Work instructions:
Find every line in the records below that holds the word "matplotlib", and copy it out.

Raw records:
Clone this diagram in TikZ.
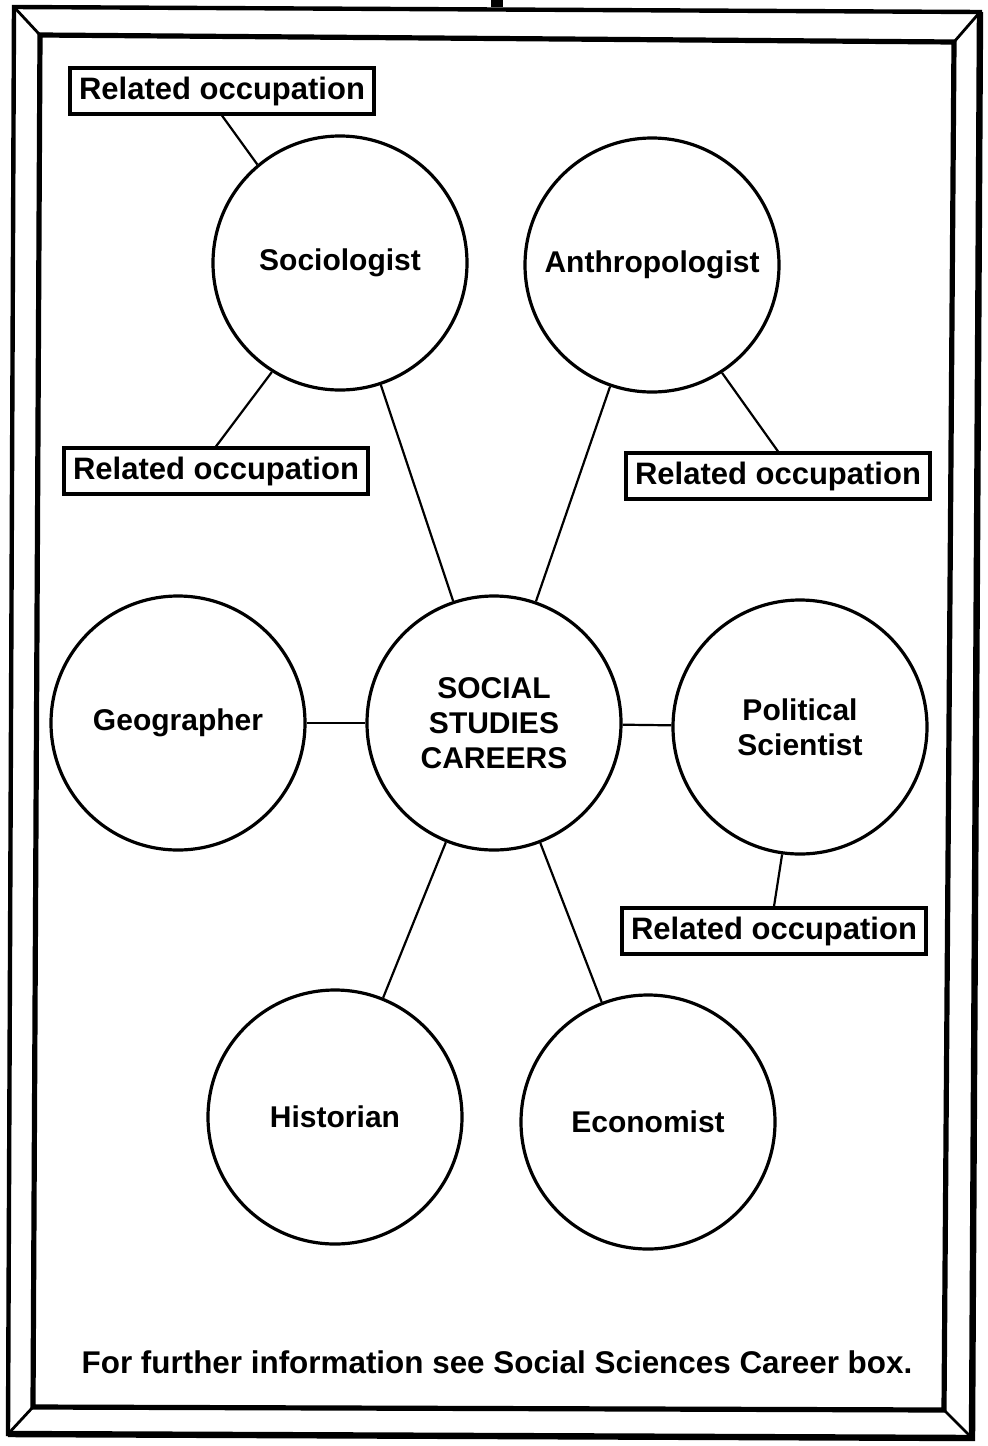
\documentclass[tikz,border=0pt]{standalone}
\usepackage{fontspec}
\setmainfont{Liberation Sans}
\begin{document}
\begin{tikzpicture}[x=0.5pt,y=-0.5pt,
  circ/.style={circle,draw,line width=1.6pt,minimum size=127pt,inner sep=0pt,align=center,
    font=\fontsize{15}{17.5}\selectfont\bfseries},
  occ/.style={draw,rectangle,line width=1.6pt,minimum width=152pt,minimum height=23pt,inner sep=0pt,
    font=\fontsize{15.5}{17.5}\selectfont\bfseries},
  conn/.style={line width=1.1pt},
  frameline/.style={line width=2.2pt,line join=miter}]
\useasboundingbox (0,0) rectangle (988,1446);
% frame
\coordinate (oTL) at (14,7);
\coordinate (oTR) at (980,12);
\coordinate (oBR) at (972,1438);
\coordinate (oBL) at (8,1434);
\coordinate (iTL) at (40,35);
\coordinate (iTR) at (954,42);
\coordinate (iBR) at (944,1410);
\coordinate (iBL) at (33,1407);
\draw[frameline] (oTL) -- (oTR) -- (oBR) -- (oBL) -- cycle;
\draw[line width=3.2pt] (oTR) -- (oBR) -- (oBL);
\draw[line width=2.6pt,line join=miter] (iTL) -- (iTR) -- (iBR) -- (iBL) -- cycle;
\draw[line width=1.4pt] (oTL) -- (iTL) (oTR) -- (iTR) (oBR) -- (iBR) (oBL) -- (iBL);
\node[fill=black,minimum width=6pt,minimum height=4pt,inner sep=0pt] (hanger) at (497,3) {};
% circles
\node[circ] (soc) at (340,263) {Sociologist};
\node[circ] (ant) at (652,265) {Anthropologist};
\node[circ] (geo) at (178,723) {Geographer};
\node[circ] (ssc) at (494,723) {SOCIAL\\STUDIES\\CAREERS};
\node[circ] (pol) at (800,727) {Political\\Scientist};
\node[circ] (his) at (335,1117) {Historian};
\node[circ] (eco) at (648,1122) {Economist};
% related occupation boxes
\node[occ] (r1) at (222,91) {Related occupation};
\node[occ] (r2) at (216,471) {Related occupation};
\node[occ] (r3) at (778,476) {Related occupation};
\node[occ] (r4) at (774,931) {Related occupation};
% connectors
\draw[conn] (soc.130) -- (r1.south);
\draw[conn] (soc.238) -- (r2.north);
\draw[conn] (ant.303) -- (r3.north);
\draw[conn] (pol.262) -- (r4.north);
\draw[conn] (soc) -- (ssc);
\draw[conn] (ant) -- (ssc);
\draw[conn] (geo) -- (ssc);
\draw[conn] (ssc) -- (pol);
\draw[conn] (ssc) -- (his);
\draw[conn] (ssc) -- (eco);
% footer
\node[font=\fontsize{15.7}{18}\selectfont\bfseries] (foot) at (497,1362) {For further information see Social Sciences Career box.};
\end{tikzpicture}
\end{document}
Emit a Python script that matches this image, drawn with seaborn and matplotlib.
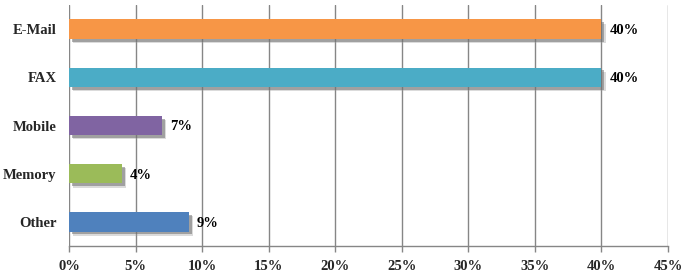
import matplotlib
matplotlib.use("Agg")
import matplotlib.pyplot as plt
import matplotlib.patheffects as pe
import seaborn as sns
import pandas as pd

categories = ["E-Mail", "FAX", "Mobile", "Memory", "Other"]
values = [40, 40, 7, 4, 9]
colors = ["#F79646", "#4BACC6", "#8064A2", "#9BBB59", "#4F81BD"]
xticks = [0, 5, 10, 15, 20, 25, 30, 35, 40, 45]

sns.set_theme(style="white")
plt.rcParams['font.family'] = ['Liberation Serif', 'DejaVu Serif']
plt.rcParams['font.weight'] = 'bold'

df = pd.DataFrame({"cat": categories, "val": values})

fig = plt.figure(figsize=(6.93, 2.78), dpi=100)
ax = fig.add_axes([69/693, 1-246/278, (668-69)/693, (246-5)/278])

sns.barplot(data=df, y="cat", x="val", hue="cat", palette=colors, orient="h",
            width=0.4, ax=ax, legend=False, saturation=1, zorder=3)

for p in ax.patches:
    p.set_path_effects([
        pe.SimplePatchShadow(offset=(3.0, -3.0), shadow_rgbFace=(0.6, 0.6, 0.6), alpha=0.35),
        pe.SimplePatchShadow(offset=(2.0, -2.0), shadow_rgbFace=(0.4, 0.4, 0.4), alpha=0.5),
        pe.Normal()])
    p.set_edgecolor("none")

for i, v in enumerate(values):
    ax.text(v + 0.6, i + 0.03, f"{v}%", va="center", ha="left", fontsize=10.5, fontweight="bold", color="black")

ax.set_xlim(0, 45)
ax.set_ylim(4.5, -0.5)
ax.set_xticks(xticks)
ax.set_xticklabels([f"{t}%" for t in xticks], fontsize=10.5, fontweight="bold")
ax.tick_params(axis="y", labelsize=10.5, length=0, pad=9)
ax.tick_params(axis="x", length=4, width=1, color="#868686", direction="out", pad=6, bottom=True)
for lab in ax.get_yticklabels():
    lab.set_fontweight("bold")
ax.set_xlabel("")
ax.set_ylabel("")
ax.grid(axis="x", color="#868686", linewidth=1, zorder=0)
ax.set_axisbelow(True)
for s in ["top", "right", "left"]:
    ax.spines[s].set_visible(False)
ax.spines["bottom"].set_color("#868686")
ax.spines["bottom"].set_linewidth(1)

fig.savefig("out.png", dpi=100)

Output of the task:
Emit a Python script that matches this image, drawn with seaborn and matplotlib.
import matplotlib
matplotlib.use("Agg")
import matplotlib.pyplot as plt
import matplotlib.patheffects as pe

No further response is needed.